▶ [Information supplied]:
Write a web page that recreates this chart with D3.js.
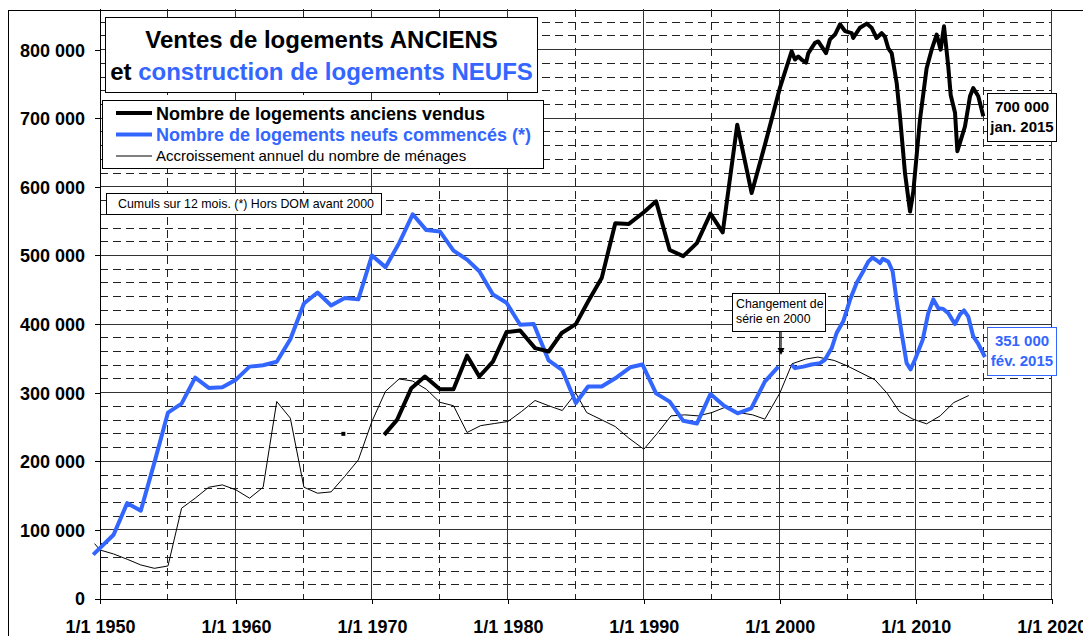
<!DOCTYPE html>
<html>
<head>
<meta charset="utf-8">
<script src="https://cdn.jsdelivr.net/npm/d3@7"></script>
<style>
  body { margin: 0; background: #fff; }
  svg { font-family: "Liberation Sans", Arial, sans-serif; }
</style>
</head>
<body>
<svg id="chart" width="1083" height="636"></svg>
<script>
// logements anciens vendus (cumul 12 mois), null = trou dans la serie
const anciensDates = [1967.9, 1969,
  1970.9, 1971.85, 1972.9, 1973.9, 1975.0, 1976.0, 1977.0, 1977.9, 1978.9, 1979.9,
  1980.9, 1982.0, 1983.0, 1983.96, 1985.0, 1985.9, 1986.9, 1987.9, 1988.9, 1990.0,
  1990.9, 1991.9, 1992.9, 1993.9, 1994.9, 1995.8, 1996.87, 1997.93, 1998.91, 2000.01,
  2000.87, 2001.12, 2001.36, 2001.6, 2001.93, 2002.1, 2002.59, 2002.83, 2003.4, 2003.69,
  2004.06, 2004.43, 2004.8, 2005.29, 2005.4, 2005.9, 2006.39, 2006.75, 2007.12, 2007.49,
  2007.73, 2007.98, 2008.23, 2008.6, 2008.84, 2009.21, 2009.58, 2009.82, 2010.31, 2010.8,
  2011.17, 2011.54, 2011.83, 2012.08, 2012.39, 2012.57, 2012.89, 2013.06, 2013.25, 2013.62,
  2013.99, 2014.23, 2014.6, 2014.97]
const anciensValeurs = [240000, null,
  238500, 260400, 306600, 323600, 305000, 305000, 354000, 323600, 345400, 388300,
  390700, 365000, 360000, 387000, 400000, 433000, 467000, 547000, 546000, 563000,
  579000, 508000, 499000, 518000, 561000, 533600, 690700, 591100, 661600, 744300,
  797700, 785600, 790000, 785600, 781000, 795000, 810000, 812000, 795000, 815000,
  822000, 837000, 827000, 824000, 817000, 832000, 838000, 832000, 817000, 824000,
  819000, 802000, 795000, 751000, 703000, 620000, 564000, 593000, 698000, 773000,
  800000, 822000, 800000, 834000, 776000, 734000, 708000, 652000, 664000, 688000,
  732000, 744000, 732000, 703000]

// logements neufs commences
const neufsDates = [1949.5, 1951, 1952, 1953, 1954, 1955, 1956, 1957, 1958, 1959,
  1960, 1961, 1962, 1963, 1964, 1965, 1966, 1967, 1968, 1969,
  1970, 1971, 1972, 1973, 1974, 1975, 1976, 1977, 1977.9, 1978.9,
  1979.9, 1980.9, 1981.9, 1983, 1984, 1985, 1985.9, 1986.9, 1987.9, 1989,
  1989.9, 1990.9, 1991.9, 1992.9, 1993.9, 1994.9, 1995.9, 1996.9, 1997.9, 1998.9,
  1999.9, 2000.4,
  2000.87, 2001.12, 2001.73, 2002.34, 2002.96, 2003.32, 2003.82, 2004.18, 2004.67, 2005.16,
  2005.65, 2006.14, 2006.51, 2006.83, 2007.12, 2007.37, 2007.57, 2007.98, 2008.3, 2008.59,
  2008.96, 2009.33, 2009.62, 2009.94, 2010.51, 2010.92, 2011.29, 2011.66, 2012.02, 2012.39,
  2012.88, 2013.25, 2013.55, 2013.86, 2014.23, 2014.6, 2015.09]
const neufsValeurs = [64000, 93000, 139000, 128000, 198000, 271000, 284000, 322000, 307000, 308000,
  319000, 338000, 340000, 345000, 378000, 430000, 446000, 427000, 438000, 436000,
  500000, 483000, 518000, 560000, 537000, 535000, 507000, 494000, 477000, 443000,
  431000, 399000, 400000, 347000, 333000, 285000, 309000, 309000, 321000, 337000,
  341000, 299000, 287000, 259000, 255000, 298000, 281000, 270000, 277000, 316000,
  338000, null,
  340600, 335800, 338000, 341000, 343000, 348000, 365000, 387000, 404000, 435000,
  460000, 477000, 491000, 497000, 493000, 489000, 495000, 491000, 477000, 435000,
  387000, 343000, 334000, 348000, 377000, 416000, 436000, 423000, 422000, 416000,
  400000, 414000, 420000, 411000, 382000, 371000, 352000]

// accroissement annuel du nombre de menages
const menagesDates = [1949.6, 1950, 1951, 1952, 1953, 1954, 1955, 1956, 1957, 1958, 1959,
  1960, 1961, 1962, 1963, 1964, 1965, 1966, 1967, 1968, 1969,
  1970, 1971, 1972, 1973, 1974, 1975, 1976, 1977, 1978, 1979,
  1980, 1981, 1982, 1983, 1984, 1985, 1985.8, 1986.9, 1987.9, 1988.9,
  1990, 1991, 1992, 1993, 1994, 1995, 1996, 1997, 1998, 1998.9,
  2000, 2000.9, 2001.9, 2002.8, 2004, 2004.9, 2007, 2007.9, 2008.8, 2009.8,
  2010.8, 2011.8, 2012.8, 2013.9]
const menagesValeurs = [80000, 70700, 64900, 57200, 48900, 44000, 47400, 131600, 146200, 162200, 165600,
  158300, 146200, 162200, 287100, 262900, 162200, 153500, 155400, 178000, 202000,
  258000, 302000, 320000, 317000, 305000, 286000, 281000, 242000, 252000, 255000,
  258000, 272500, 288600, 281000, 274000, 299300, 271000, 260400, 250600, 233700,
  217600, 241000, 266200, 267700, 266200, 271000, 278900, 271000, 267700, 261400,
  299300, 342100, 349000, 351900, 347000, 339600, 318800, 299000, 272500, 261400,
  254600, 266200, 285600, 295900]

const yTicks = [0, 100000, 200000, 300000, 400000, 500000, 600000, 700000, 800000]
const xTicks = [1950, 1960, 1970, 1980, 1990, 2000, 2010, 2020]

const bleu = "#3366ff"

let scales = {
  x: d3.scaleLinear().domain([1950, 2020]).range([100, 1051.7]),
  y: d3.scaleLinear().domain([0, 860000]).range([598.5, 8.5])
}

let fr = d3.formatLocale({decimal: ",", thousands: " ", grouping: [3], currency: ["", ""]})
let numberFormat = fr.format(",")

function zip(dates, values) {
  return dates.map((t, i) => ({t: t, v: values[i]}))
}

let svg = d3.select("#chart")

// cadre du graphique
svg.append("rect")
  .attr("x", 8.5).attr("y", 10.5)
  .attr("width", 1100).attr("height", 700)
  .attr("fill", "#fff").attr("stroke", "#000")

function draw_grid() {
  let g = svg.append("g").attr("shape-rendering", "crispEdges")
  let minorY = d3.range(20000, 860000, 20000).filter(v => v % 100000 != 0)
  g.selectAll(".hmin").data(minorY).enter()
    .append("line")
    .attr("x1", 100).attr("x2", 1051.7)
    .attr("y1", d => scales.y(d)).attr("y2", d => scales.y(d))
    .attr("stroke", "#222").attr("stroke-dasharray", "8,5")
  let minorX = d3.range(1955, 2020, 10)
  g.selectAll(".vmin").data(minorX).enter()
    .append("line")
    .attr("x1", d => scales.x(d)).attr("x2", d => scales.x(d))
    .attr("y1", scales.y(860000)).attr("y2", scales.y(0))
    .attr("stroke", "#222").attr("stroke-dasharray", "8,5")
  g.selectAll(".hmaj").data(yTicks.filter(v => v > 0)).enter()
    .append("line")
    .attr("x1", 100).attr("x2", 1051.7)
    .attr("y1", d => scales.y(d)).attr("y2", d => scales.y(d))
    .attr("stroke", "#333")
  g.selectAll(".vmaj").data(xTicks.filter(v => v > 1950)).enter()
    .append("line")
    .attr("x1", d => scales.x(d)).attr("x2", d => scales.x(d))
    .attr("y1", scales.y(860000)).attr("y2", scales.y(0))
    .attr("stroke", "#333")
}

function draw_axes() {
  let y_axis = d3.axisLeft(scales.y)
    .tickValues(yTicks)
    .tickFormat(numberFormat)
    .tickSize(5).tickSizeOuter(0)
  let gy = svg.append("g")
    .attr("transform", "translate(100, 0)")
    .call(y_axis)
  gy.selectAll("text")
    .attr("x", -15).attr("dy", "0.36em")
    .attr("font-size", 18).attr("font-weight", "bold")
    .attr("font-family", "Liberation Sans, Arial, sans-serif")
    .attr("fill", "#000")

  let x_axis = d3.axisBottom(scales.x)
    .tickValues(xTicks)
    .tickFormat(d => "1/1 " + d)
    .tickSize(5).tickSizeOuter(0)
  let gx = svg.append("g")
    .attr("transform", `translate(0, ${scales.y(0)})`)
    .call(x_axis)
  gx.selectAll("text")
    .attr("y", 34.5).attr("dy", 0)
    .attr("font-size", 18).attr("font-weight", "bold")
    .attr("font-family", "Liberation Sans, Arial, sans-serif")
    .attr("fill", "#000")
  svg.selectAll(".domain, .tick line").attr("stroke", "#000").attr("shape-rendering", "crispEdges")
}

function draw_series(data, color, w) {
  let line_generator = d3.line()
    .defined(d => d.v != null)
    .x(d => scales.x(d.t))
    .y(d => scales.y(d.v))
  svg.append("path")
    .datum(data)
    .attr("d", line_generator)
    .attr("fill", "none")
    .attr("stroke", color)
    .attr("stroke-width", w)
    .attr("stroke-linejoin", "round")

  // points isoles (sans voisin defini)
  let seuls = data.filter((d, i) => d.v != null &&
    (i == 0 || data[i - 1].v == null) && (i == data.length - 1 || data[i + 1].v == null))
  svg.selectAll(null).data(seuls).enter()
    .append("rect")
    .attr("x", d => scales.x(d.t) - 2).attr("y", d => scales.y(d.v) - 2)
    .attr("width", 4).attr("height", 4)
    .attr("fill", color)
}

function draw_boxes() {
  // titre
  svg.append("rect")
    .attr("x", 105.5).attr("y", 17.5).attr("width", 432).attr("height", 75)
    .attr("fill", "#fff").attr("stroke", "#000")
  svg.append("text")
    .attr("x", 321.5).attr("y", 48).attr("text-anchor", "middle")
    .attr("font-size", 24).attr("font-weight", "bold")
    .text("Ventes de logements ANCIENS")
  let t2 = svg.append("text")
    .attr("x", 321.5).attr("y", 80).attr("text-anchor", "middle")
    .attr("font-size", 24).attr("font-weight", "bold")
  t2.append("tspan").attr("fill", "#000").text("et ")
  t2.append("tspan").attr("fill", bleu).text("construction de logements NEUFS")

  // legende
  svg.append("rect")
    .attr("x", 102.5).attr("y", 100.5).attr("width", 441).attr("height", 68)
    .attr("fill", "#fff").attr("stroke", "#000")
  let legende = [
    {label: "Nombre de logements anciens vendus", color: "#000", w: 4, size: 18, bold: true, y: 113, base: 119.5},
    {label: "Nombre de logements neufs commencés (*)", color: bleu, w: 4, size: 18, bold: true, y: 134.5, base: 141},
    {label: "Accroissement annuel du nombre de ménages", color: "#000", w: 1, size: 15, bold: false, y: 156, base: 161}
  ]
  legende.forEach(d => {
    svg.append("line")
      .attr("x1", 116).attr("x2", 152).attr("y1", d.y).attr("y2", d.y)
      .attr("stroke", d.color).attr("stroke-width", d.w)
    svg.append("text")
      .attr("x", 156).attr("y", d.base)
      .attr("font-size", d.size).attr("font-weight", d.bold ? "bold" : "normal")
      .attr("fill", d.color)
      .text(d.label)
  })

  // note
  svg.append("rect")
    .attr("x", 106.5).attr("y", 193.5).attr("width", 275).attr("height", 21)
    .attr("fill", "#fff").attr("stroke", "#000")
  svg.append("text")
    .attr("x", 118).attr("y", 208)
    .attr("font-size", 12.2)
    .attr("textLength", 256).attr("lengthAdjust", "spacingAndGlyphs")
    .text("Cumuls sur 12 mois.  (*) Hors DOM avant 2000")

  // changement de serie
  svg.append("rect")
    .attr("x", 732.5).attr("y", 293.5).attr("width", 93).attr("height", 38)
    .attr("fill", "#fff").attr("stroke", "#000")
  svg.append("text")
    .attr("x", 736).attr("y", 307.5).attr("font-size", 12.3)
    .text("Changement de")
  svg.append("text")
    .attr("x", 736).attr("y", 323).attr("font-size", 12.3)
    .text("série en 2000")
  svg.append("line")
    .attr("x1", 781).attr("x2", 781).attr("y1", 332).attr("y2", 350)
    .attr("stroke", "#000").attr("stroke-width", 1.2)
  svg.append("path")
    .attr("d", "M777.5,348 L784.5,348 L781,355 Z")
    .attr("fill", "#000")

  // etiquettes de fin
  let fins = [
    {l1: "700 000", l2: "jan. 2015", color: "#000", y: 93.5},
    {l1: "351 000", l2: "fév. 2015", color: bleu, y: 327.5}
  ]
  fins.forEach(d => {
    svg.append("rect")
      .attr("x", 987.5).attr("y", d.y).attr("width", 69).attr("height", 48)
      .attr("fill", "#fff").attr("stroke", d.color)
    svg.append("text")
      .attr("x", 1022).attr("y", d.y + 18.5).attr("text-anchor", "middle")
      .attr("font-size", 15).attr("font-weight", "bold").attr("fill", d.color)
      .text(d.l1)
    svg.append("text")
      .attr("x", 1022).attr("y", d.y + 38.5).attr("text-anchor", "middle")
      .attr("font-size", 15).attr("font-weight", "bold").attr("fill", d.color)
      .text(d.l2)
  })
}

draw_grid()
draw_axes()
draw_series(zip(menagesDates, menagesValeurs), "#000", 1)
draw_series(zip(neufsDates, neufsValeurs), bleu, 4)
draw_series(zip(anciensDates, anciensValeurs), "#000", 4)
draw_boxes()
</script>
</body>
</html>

▶ [Written exercise]: Report every line containing the word "chart" from the listing above.

▶ [Finished exercise]:
Write a web page that recreates this chart with D3.js.
<svg id="chart" width="1083" height="636"></svg>
let svg = d3.select("#chart")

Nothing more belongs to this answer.